Could we do it again? And if we could, would it mean anything for the church?

Over the last couple of weeks, we’ve e-mailed back and forth on the whole inerrancy issue and some associated hot buttons, like gay ordination. To be honest with you, it was rough. It was so easy to let the emotions take over, so tempting to fire back a heated response. Some of Bill’s words stung; others were just hard to read because they reflected a perspective so at odds with my own.

And yet…

I learned some things I didn’t know. When Bill reads the Bible, he takes into account things like cultural context, use of literary devices, etc.—just like me. Maybe he’s different from most “inerrantists,” but I didn’t think they did that sort of thinking. Maybe I was wrong; maybe I need to explore their perspective further.
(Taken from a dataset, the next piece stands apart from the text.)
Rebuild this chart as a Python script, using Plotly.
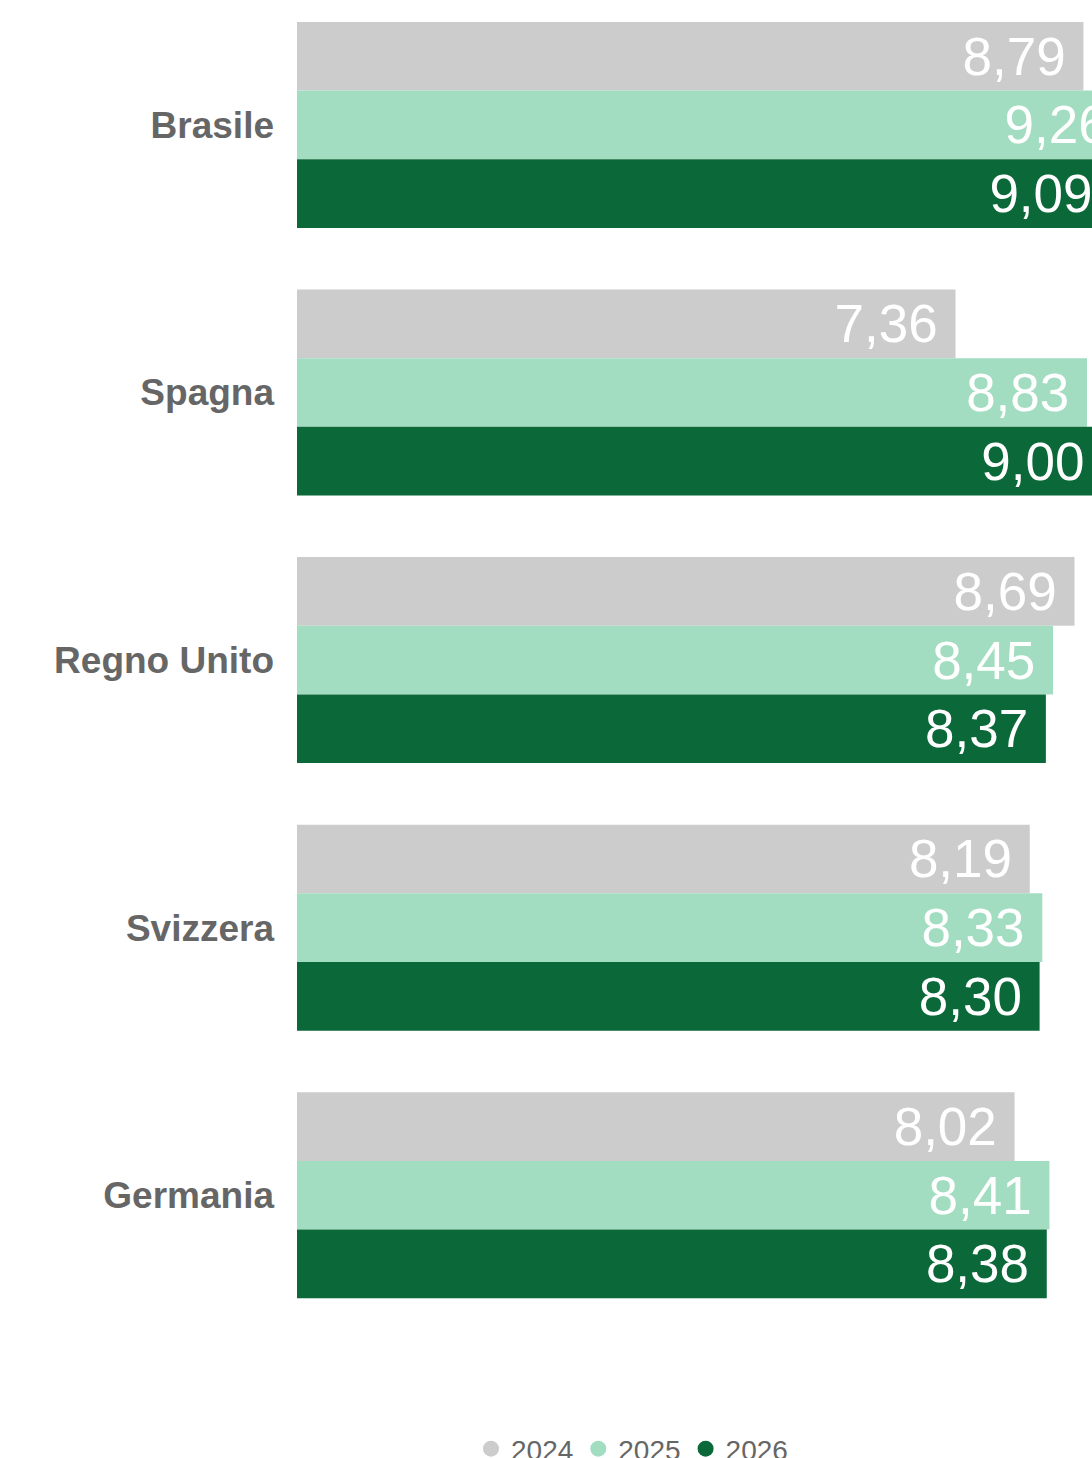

More important, Bill never lost sight of the fact that we were both seeking truth, both worshiping the same God. The guy hangs out with a lot of people who don’t share his worldview—and they maintain “bonds of affection.” So did we: we closed this part of our discussion by agreeing that love gives us the freedom to disagree while holding us together. Next week we’ll move on to another topic.

Hear me correctly. We’re not some wonderful paragons of virtue. But, by the grace of God, we did manage to have a dialogue, learn some things, grow some more, and come out friends. If a couple of everyday schleps like us can do that, is there still hope for the church?